Mr. Uday Hussein has if anything been even more demonised than
his father and perhaps with good reason. However, the incoming
U.S. administration would probably have been much happier dealing
with him because, even if he has his father's ruthlessness, he
surely does not possess his experience. So, the men who first put
together the ``get Saddam'' policy will have to take up the task
yet again. Mr. Cheney, who was Defence Secretary when the policy
was drafted, is apparently going to be more gung-ho about the
project but Gen. Powell, who was Chairman of the Joint Chiefs of
Staff at the same time, seems to be approaching the task with
more caution.
Compounding the difficulty of the ``get Saddam'' policy is the
fact that the mechanisms that Mr. Cheney and Gen. Powell put
together under the direction of the elder Bush have fallen apart.
The U.S. and the U.K. have been reduced to a minority among the
permanent members of the U.N. Security Council in respect of the
policy of enforcing the economic embargo on Iraq till it spits
out Mr. Saddam Hussein and his associates. Russia and China are
barely disguising the fact that they are doing business with Mr.

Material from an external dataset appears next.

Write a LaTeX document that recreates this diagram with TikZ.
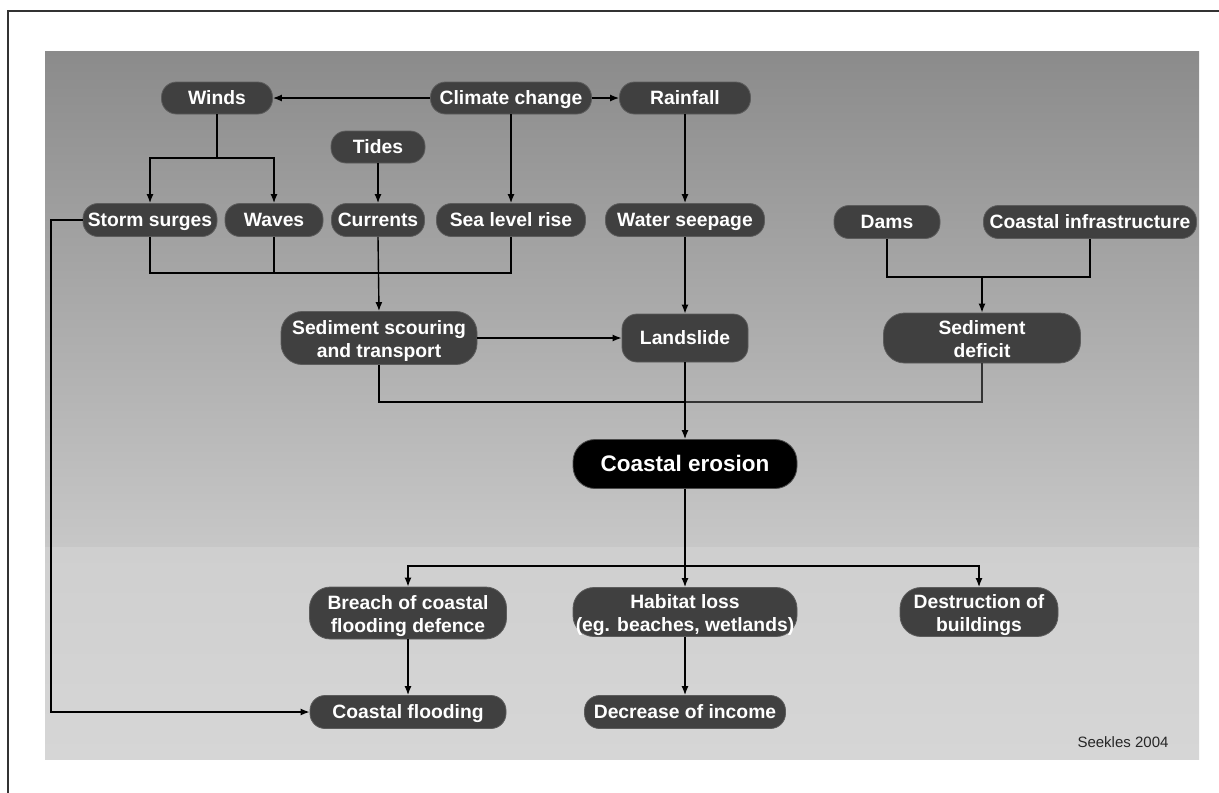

Saddam Hussein and France, which is doing likewise, has set an
example which most of the European Union is only too happy to
follow.
Turkey and the countries of the Arab world which quite willing
served on the frontline of the coalition to oust Mr. Saddam
Hussein in the early 1990s are now more busy wriggling out of
their bondage to the U.S./British policy. Many of the Arab
states, including Egypt, have entered into the practice of
despatching political-cum-business delegations to Iraq disguised
as humanitarian missionaries. Syria has opened its land
communications and is working on repairing a pipeline to convey
Iraqi oil. Only Kuwait holds out among the Arabs because even
Saudi Arabia is clearly getting restive at the continuance of a
scheme which makes ordinary Iraqis suffer while it does nothing
to remove the Iraqi regime.
There was even a report this week that the British Government was
thinking of asking the incoming U.S. administration to get rid of
the programme whereby they jointly impose a ``no fly zone'' over
southern Iraq. According to this report, the British felt that
the banning of flights over southern Iraq was no longer necessary
since the ban had been imposed in order to prevent Iraq from
using its military aircraft to oppress the Shia majority there
and the people of southern Iraq were no longer under such a
threat. This report was instantly denied by the British
Government. But if this is another case where Governments
initially deny something they will eventually admit is true, then
the slayers of the Saddam dragon will be entering the joust with
their grooms in a sulk.
If the incoming Bush Administration is able to shake off its
hubris and its desire for revenge it will be able to perceive the
one undeniable achievement of the ``get Saddam'' policy. Ten
years ago even many Arabs might have been inclined to look on Mr.
Saddam Hussein as a crazy man. Today, he is the foremost hero for
the Arab street. For the ordinary Arab, it is Mr. Saddam Hussein
not the Bushies who is the dragon-slayer.